George Osborne will this week pave the way for the first overhaul of the Bank of England's mandate since the monetary authority was granted operational independence under Labour in 1997.

In Wednesday's Budget, Mr Osborne is expected to tell the House of Commons that the UK's monetary policy framework will be reviewed to see whether it could be made more effective.

The Sunday Times: American firm to grab helicopter rescue deal

An American helicopter operator is set to win a £3bn contract to take over Britain's search and rescue service.

Bristow, which is listed in New York and based in Houston, has beaten Bond Aviation, a British rival, to secure the 13-year deal.

The rescue service is currently run jointly by the Royal Air Force, the Royal Navy and the Maritime & Coastguard Agency.

The Mail on Sunday: Feuding airline chiefs unite for attack on passenger tax

Rival airline chiefs have joined forces in an unprecedented show of unity to call on the Chancellor to scrap air passenger duty in Wednesday's Budget to boost growth.

The tax is included in the ticket price paid by all passengers flying from a British airport and can add £92 to the cost of a standard-class long-haul flight, or £13 to a short-haul flight, experts have claimed.

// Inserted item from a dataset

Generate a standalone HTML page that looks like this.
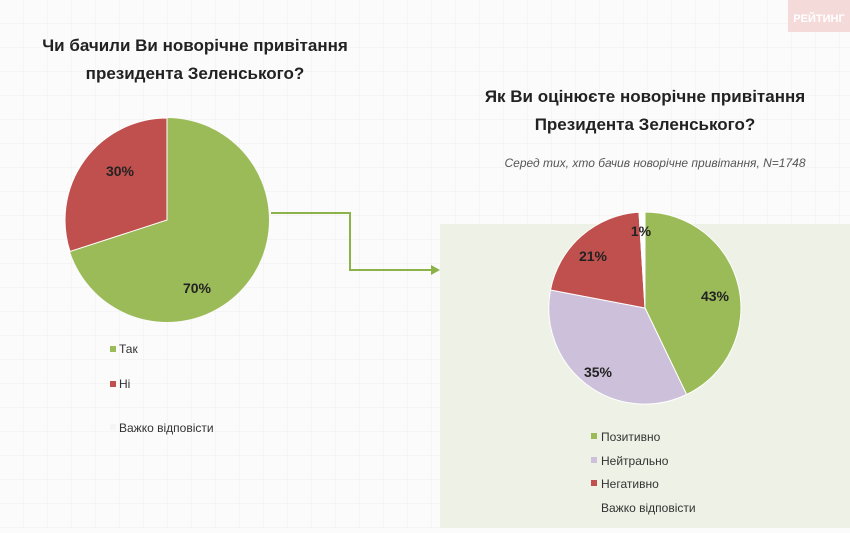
<!DOCTYPE html>
<html><head><meta charset="utf-8"><style>
body{margin:0;width:850px;height:528px;overflow:hidden;background:#fbfbfb;font-family:"Liberation Sans",sans-serif;}
</style></head><body>
<svg width="850" height="528" xmlns="http://www.w3.org/2000/svg" font-family="Liberation Sans, sans-serif">
<defs><pattern id="g" width="24" height="24" patternUnits="userSpaceOnUse"><path d="M24 0V24H0" fill="none" stroke="#efefef" stroke-width="1"/></pattern></defs>
<rect width="850" height="528" fill="#fbfbfb"/>
<rect width="850" height="528" fill="url(#g)"/>
<rect x="440" y="224" width="410" height="304" fill="#eef1e5"/>
<rect x="788" y="0" width="62" height="32" fill="#f5dada"/>
<text x="819" y="22" text-anchor="middle" font-size="11" font-weight="bold" fill="#fff">РЕЙТИНГ</text>
<g font-weight="bold" font-size="17" fill="#222" text-anchor="middle">
<text x="195" y="51">Чи бачили Ви новорічне привітання</text>
<text x="195" y="79">президента Зеленського?</text>
<text x="645" y="102">Як Ви оцінюєте новорічне привітання</text>
<text x="645" y="130">Президента Зеленського?</text>
</g>
<text x="655" y="167" text-anchor="middle" font-size="12" font-style="italic" fill="#555">Серед тих, хто бачив новорічне привітання, N=1748</text>
<!-- left pie -->
<circle cx="167" cy="220" r="102" fill="#9bbb59"/>
<path d="M167 220 L167 118 A102 102 0 0 0 70 251.5 Z" fill="#c0504d" stroke="#fff" stroke-width="1"/>
<g font-weight="bold" font-size="14" fill="#222" text-anchor="middle">
<text x="120" y="176">30%</text><text x="197" y="293">70%</text>
</g>
<polyline points="271,213 350,213 350,270 432,270" fill="none" stroke="#8cb24a" stroke-width="2"/>
<polygon points="440,270 431,265 431,275" fill="#8cb24a"/>
<!-- right pie -->
<g stroke="#fff" stroke-width="1">
<path d="M645 308 L645 212 A96 96 0 0 1 686.6 394.5 Z" fill="#9bbb59"/>
<path d="M686.6 394.5 A96 96 0 0 1 550.5 290 L645 308 Z" fill="#ccc0da"/>
<path d="M645 308 L550.5 290 A96 96 0 0 1 639 212.2 Z" fill="#c0504d"/>
<path d="M645 308 L639 212.2 A96 96 0 0 1 645 212 Z" fill="#fff"/>
</g>
<g font-weight="bold" font-size="14" fill="#222" text-anchor="middle">
<text x="715" y="301">43%</text><text x="598" y="377">35%</text><text x="593" y="261">21%</text><text x="641" y="236">1%</text>
</g>
<g font-size="12" fill="#333">
<rect x="110" y="346" width="6" height="6" fill="#9bbb59"/><text x="119" y="353">Так</text>
<rect x="110" y="381" width="6" height="6" fill="#c0504d"/><text x="119" y="388">Ні</text>
<rect x="110" y="424" width="6" height="6" fill="#f5f5f5"/><text x="119" y="432">Важко відповісти</text>
<rect x="591" y="433" width="6" height="6" fill="#9bbb59"/><text x="601" y="441">Позитивно</text>
<rect x="591" y="457" width="6" height="6" fill="#ccc0da"/><text x="601" y="465">Нейтрально</text>
<rect x="591" y="480" width="6" height="6" fill="#c0504d"/><text x="601" y="488">Негативно</text>
<text x="601" y="512">Важко відповісти</text>
</g>
</svg>
</body></html>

The Sunday Telegraph: Apax in talks for potential £1bn Travelex sale

The private equity firm Apax has been approached over a potential £1bn sale of Travelex, the foreign exchange business. Although the talks, thought to be with an Asian buyer, were unsolicited, they could spark a formal sales process later this year. Travelex, founded in 1976 in London, trades more than 80 currencies in more than 50 countries.